A aliança foi costurada, principalmente, pelo presidente do MDB, deputado paulista Baleia Rossi, e pelo governador de São Paulo, Rodrigo Garcia (PSDB), além do dirigente tucano Bruno Araújo, que é pernambucano.

O MDB deve ocupar a vaga de vice na chapa de Garcia. O nome mais cotado é o de um ex-tucano histórico, o ex-secretário municipal de saúde Edson Aparecido. Ele foi recém-filiado ao MDB, em uma articulação que envolveu o prefeito da capital, o emedebista Ricardo Nunes.

O outro arranjo implica reconduzir Eduardo Leite para o governo do Rio Grande do Sul, tendo o MDB na vaga de vice. Com feridas ainda abertas do pleito de 2018, quando Leite impediu a reeleição do emedebista José Ivo Sartori, o MDB gaúcho resiste a retirar a pré-candidatura do deputado estadual Gabriel Souza.

Mas a expectativa dos caciques nacionais é que o pragmatismo se imponha, a aliança se consagre e o Palácio Piratini garanta a vitrine para o projeto presidencial de Leite em 2026.

O primeiro passo para isso foi consolidado ontem, quando Eduardo Leite oficializou a pré-candidatura ao Piratini. O gesto era reivindicado por lideranças gaúchas como o ex-governador Germano Rigotto, que é coordenador do programa de governo de Tebet.

O casamento entre PSDB e MDB é mais um exemplo de como as principais alianças que envolvem a sucessão presidencial têm como pano de fundo o jogo político em São Paulo.

As articulações para transformar o ex-governador tucano Geraldo Alckmin em vice do ex-presidente Luiz Inácio Lula da Silva remontam a jantares, em julho de 2021, que reuniram a dupla, além do ex-prefeito Fernando Haddad, na casa do ex-deputado federal Gabriel Chalita.

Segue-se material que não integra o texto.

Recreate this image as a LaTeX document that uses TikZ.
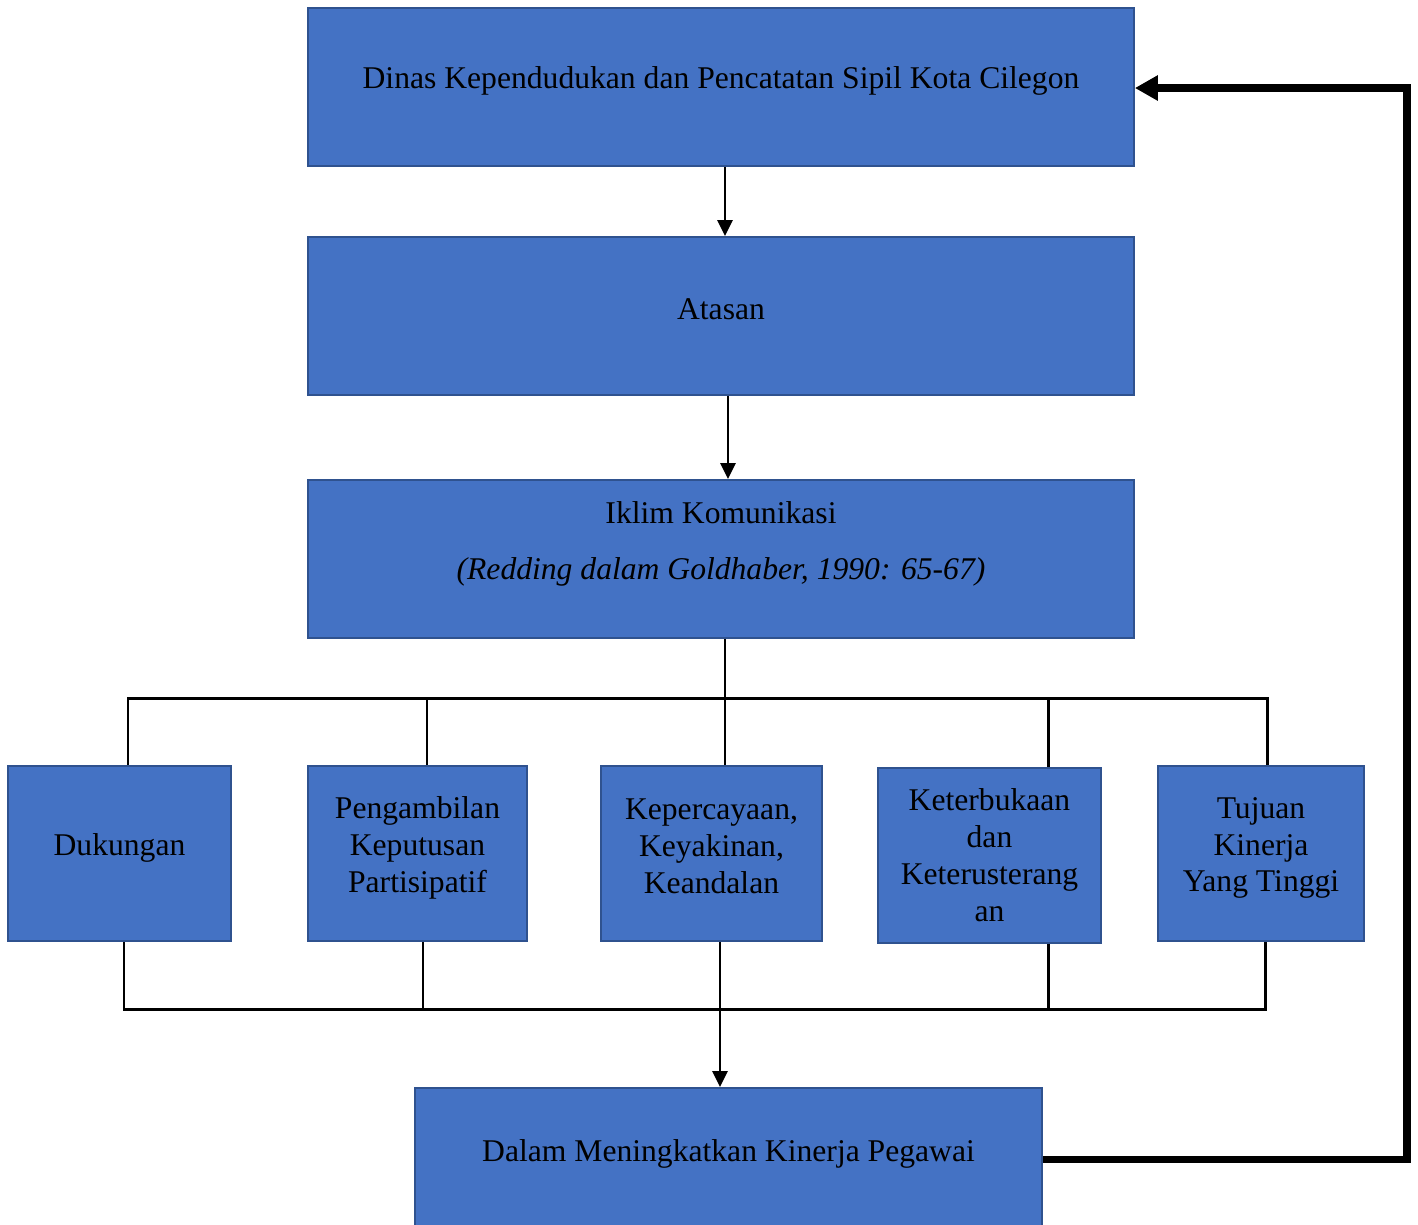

Havia o simbolismo democrático de uma chapa reunindo dois ex-adversários, mas o apelo principal era retirar Alckmin, que até então liderava as pesquisas, da disputa pelo Palácio dos Bandeirantes.

Em outra frente, a filiação de Tarcísio de Freitas ao Republicanos teve como pano de fundo a sucessão presidencial. No fim de fevereiro, o presidente da sigla, deputado federal Marcos Pereira, havia dado sinais de insatisfação com Bolsonaro, por causa da interferência do PL nas articulações do Republicanos para ampliar a bancada federal na janela partidária.

Cerca de um mês depois, o Republicanos filiou Tarcísio, num movimento que, pela competitividade do postulante, pode dar ao partido o governo paulista. Em contrapartida, o Republicanos deverá integrar a coligação nacional pela reeleição de Bolsonaro, ao lado de PL, PP e PTB.

Com o maior colégio eleitoral do país, São Paulo representa o “difícil começo” da cruzada eleitoral dos presidenciáveis rumo ao Palácio do Planalto. “É o avesso do avesso do avesso do avesso”, cantou Caetano Veloso.

Mas o sucesso da candidatura presidencial também passa pelo arranjo em Minas Gerais, segundo maior colégio eleitoral.

Ontem o comando da campanha lulista comemorou a adesão do União Brasil à pré-candidatura de Alexandre Kalil (PSD) ao governo mineiro. O acordo leva para o palanque de Lula no Estado as forças políticas (98 prefeitos), os recursos e o tempo de propaganda do partido com o maior fundo eleitoral e o maior tempo de propaganda eleitoral. O acordo se viabilizou depois que o deputado Bilac Pinto foi descartado para compor a chapa do governador Romeu Zema (Novo), que busca a reeleição, e foi costurado na semana passada em Brasília pelo presidente do Senado, Rodrigo Pacheco (PSD-MG). Em outra frente, o PSD do prefeito do Rio de Janeiro, Eduardo Paes, também busca aproximação com o PT. O diálogo em curso contempla o pré-candidato ao governo Felipe Santa Cruz (PSD) na vaga de senador na chapa encabeçada pelo deputado Marcelo Freixo (PSB). O vice seria o deputado estadual André Ceciliano, do PT.